What about offshore trusts?

Domicile status is particularly relevant to the establishment of non-UK resident discretionary trusts, and the tax treatment afforded to them. In broad terms, where a non-UK domiciled individual settles non-UK assets onto a non-UK trust (i.e. with overseas trustees), those assets remain outside the scope of UK IHT, even if the person who created the trust subsequently becomes UK domiciled or deemed domiciled. The policy reassures us that this IHT treatment for non-UK assets will continue to apply for such trusts established prior to April 2025, meaning that we can expect an uptick in interest in the set-up of these trusts (which had commenced even before the budget announcements).

These same trusts have also enjoyed favourable treatment for UK income tax and CGT, where (again, in broad terms) FIGs arising within the trust are only subject to UK tax when distributions are made to UK resident beneficiaries.

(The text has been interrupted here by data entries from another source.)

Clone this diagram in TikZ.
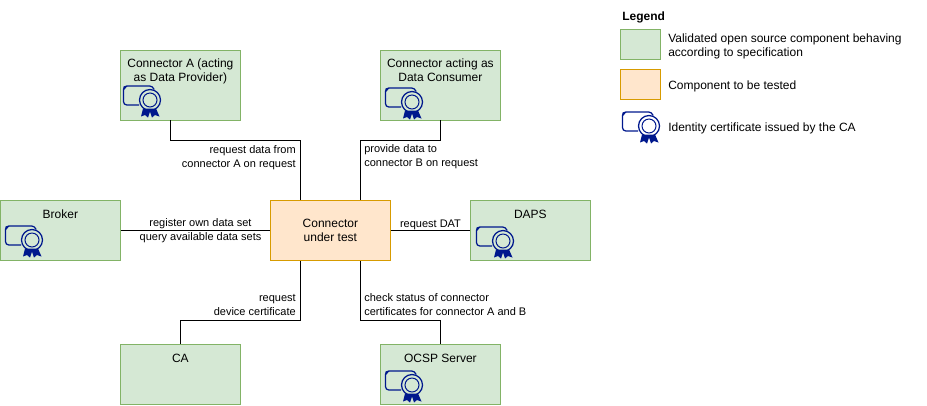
\documentclass[tikz,border=0pt]{standalone}
\usepackage{fontspec}
\setmainfont{Liberation Sans}
\usepackage{xcolor}
\usetikzlibrary{calc,positioning}
\definecolor{OkFill}{HTML}{D5E8D4}
\definecolor{OkLine}{HTML}{82B366}
\definecolor{TestFill}{HTML}{FFE6CC}
\definecolor{TestLine}{HTML}{D79B00}
\definecolor{CertBlue}{HTML}{00188D}
\tikzset{
  okbox/.style={draw=OkLine,fill=OkFill,line width=0.55pt,anchor=north west,inner sep=0pt,
    minimum width=90pt,minimum height=#1,align=center,font=\fontsize{9}{10.5}\selectfont,
    text height=13.5pt,text depth=#1-13.5pt},
  twolines/.style={text height=23.5pt,text depth=29pt},
  testbox/.style={draw=TestLine,fill=TestFill,line width=0.55pt,anchor=north west,inner sep=0pt,
    minimum width=90pt,minimum height=45pt,align=center,font=\fontsize{9}{10.5}\selectfont},
  edgetext/.style={inner sep=0pt,font=\fontsize{8.25}{10.5}\selectfont},
  legendtext/.style={anchor=west,inner sep=0pt,align=left,font=\fontsize{9}{10.5}\selectfont},
  link/.style={draw=black,line width=0.55pt},
  certicon/.pic={
    \draw[CertBlue,line width=0.95pt,rounded corners=2.5pt] (16,19.5) -- (0.5,19.5) -- (0.5,0.5) -- (30,0.5) -- (31,4);
    \fill[CertBlue] (0.5,5) -- (0.5,1) -- (4.5,0.5) -- cycle;
    \fill[CertBlue] (20,23) -- (18,31) -- (22,29.5) -- (25,32) -- (27,26) -- (29,32) -- (32,29.5) -- (36.5,31) -- (33,23) -- cycle;
    \draw[CertBlue,line width=0.95pt] (27,14.5) circle (10.5);
    \draw[CertBlue,line width=0.75pt] (27,14.5) circle (7);
  }
}
\begin{document}
\begin{tikzpicture}[x=0.75pt,y=-0.75pt]
  \useasboundingbox (0,0) rectangle (927,405);
  % boxes
  \node[okbox=52.5pt,twolines] (connA) at (120,49.5) {Connector A (acting\\as Data Provider)};
  \node[okbox=52.5pt,twolines] (connB) at (380,49.5) {Connector acting as\\Data Consumer};
  \node[okbox=45pt] (broker) at (0,200) {Broker};
  \node[testbox] (dut) at (270,200) {Connector\\under test};
  \node[okbox=45pt] (daps) at (470,200) {DAPS};
  \node[okbox=45pt] (ca) at (120,344) {CA};
  \node[okbox=45pt] (ocsp) at (380,344) {OCSP Server};
  % links
  \draw[link] ([xshift=-7.5pt]connA.south) -- ++(0,20.5) -| ([xshift=-22.5pt]dut.north);
  \draw[link] (connB.south) -- ++(0,20.5) -| ([xshift=22.5pt]dut.north);
  \draw[link] (broker.east) -- (dut.west);
  \draw[link] (dut.east) -- (daps.west);
  \draw[link] (ca.north) -- ++(0,-24) -| ([xshift=-22.5pt]dut.south);
  \draw[link] (ocsp.north) -- ++(0,-24) -| ([xshift=22.5pt]dut.south);
  % link texts
  \node[edgetext,align=right,anchor=east] (txtA) at (296,158) {request data from\\connector A on request};
  \node[edgetext,align=left,anchor=west] (txtB) at (364,157) {provide data to\\connector B on request};
  \node[edgetext,align=center] (txtBroker) at (200.5,231) {register own data set\\query available data sets};
  \node[edgetext] (txtDaps) at (430.5,224.5) {request DAT};
  \node[edgetext,align=right,anchor=east] (txtCa) at (296,305) {request\\device certificate};
  \node[edgetext,align=left,anchor=west] (txtOcsp) at (364,305) {check status of connector\\certificates for connector A and B};
  % icons
  \pic at (123,85.5) {certicon};
  \pic at (385,87.5) {certicon};
  \pic at (5,225.5) {certicon};
  \pic at (476,226.5) {certicon};
  \pic at (385,370.5) {certicon};
  % legend
  \node[anchor=west,inner sep=0pt,font=\fontsize{9}{10.5}\selectfont\bfseries] (legend) at (622,17) {Legend};
  \node[okbox=22.5pt,minimum width=30pt] (keyOk) at (620,29) {};
  \node[testbox,minimum width=30pt,minimum height=22.5pt] (keyTest) at (620,69) {};
  \pic at (622,111.5) {certicon};
  \node[legendtext] (txtOk) at (668,46) {Validated open source component behaving\\according to specification};
  \node[legendtext] (txtTest) at (668,86) {Component to be tested};
  \node[legendtext] (txtCert) at (668,128) {Identity certificate issued by the CA};
\end{tikzpicture}
\end{document}
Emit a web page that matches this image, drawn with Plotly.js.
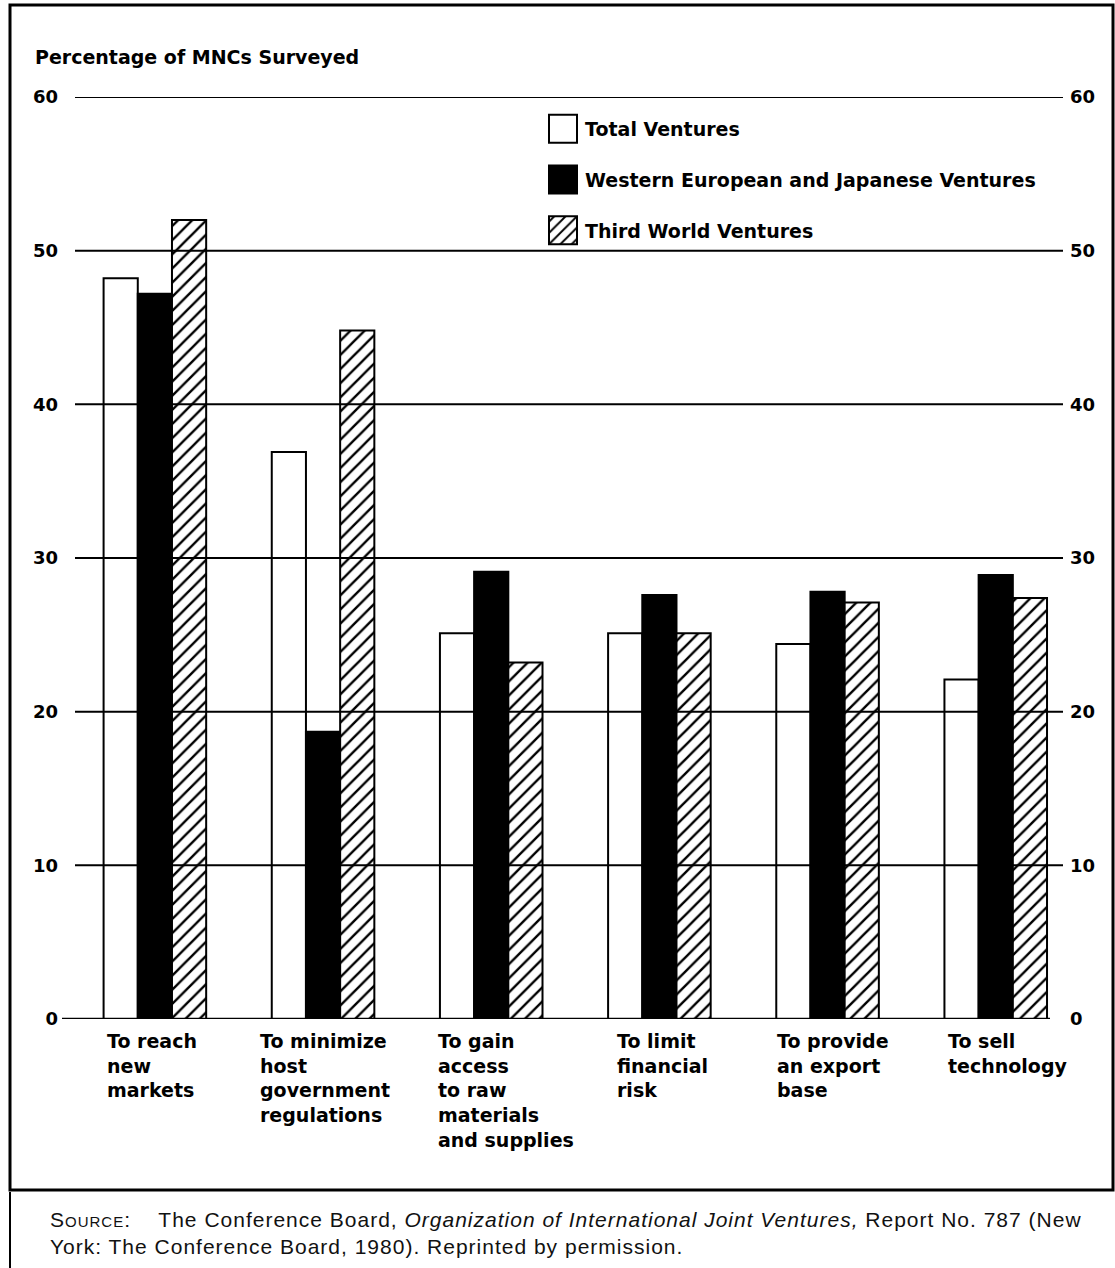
<!DOCTYPE html>
<html><head><meta charset="utf-8">
<script src="https://cdn.plot.ly/plotly-3.0.1.min.js"></script>
<style>body{margin:0;background:#fff}</style>
</head><body>
<div id="chart" style="width:1115px;height:1268px"></div>
<script>
// ---- data ----
const categories = ["reach", "minimize", "gain", "limit", "provide", "sell"];
const categoryLabels = [
  "To reach<br>new<br>markets",
  "To minimize<br>host<br>government<br>regulations",
  "To gain<br>access<br>to raw<br>materials<br>and supplies",
  "To limit<br>financial<br>risk",
  "To provide<br>an export<br>base",
  "To sell<br>technology"
];
const seriesNames = ["Total Ventures", "Western European and Japanese Ventures", "Third World Ventures"];
const totalVentures = [48.2, 36.9, 25.1, 25.1, 24.4, 22.1];
const westernJapanVentures = [47.2, 18.7, 29.1, 27.6, 27.8, 28.9];
const thirdWorldVentures = [52.0, 44.8, 23.2, 25.1, 27.1, 27.4];
const tickValues = [0, 10, 20, 30, 40, 50, 60];
const yTitle = "Percentage of MNCs Surveyed";

// ---- layout helpers (pixel -> paper) ----
const W = 1115, H = 1268;
const M = {l: 75, r: 52, t: 97, b: 249};
const PW = W - M.l - M.r, PH = H - M.t - M.b;
const px = x => (x - M.l) / PW;
const py = y => (H - M.b - y) / PH;
// typographic nudges of the category label blocks (pixels)
const labelNudge = [2, -13, -3, 8, 0, 2];

const F = "DejaVu Sans, Verdana, sans-serif";
const lineStyle = {color: "#000", width: 2};

const traces = [
  {type: "bar", x: categories, y: totalVentures, name: seriesNames[0], legendgroup: "a",
   marker: {color: "#fff", line: lineStyle}, hoverinfo: "skip"},
  {type: "bar", x: categories, y: westernJapanVentures, name: seriesNames[1], legendgroup: "b",
   marker: {color: "#000", line: lineStyle}, hoverinfo: "skip"},
  {type: "bar", x: categories, y: thirdWorldVentures, name: seriesNames[2], legendgroup: "c",
   marker: {color: "#fff", line: lineStyle,
            pattern: {shape: "/", size: 10, solidity: 0.24, fgcolor: "#000", bgcolor: "#fff"}},
   hoverinfo: "skip"},
  {type: "scatter", x: categories, y: totalVentures, yaxis: "y2", mode: "markers",
   marker: {opacity: 0}, showlegend: false, hoverinfo: "skip"}
];

const shapes = [];
tickValues.forEach(v => {
  if (v === 0) {
    shapes.push({type: "line", xref: "paper", yref: "y", x0: px(62), x1: px(1050), y0: v, y1: v,
                 line: {color: "#000", width: 2.5}, layer: "above"});
  } else {
    shapes.push({type: "line", xref: "paper", yref: "y", x0: 0, x1: 1, y0: v, y1: v,
                 line: {color: "#000", width: 2}, layer: "above"});
  }
});
// outer frame and source bar
shapes.push({type: "rect", xref: "paper", yref: "paper", x0: px(10), x1: px(1113), y0: py(1190), y1: py(5),
             line: {color: "#000", width: 3}, layer: "below"});
shapes.push({type: "line", xref: "paper", yref: "paper", x0: px(10), x1: px(10), y0: py(1268), y1: py(1192),
             line: {color: "#000", width: 2}});

const annotations = [];
annotations.push({xref: "paper", yref: "paper", x: px(33), y: py(57), xanchor: "left", yanchor: "middle",
  text: "<b>" + yTitle + "</b>", showarrow: false, font: {family: F, size: 19, color: "#000"}});
categoryLabels.forEach((t, i) => {
  annotations.push({xref: "x", yref: "paper", x: i - 0.31, xshift: labelNudge[i], y: py(1028),
    xanchor: "left", yanchor: "top",
    align: "left", text: "<b>" + t + "</b>", showarrow: false,
    font: {family: F, size: 19, color: "#000"}});
});
annotations.push({xref: "paper", yref: "paper", x: px(48), y: py(1206), xanchor: "left", yanchor: "top",
  align: "left", showarrow: false, font: {family: "Liberation Sans, Arial, sans-serif", size: 21, color: "#111"},
  text: "S<span style=\"font-size:15px\">OURCE</span>:&nbsp;&nbsp;&nbsp;&nbsp;The Conference Board, <i>Organization of International Joint Ventures,</i> Report No. 787 (New<br>York: The Conference Board, 1980). Reprinted by permission."});

const tickFont = {family: F, size: 18, color: "#000", weight: "bold"};
const layout = {
  width: W, height: H,
  margin: M,
  paper_bgcolor: "#fff", plot_bgcolor: "#fff",
  barmode: "group", bargap: 0.39, bargroupgap: 0,
  showlegend: true,
  legend: {x: px(541), y: py(110), xanchor: "left", yanchor: "top", traceorder: "grouped",
           tracegroupgap: 23, bgcolor: "rgba(0,0,0,0)", itemwidth: 34,
           font: {family: F, size: 19, color: "#000", weight: "bold"},
           itemclick: false, itemdoubleclick: false},
  xaxis: {type: "category", range: [-0.475, 5.40], showticklabels: false, showgrid: false,
          zeroline: false, showline: false, ticks: ""},
  yaxis: {range: [0, 60], tickvals: tickValues, showgrid: false, zeroline: false, showline: false,
          ticks: "", ticklabelstandoff: 16, tickfont: tickFont},
  yaxis2: {range: [0, 60], tickvals: tickValues, overlaying: "y", side: "right", showgrid: false,
           zeroline: false, showline: false, ticks: "", ticklabelstandoff: 6, tickfont: tickFont},
  shapes: shapes,
  annotations: annotations
};

Plotly.newPlot("chart", traces, layout, {staticPlot: true, displayModeBar: false}).then(gd => {
  gd.querySelectorAll(".legend .legendpoints path").forEach(p => {
    p.setAttribute("d", "M14,14H-14V-14H14Z");
  });
  // source note: slightly tracked-out type like the printed original
  const anns = gd.querySelectorAll(".annotation-text");
  const src = anns[anns.length - 1];
  if (src) src.style.letterSpacing = "1px";
});
</script>
</body></html>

The government has been much harsher here compared to IHT, as the policy states, this protection from tax within settlor-interested trusts will no longer be available for non-domiciled and deemed domiciled individuals who do not qualify for the new four-year FIGs regime. FIGs arising in the trust (whenever established) from 6 April 2025 will be taxed on the settlor on the same basis as UK domiciled settlors, unless the settlor is eligible for the new four-year FIG regime. Only FIGs that arose prior to 6 April 2025 will not be taxed unless distributions or benefits are paid to UK residents who have been here for more than four years.

What next?

These substantial changes will affect a number of individuals and impact how they decide to structure their wealth going forwards. It will be imperative for those affected to take advice on the best course of action, and the steps required to be taken prior to 6 April 2025.

[1]Note that where an individual is tax on the same income or gains in two jurisdictions, this will usually be subject to relief under the relevant ‘double tax agreement’ to prevent double taxation.]

This article was updated 14/03/2024.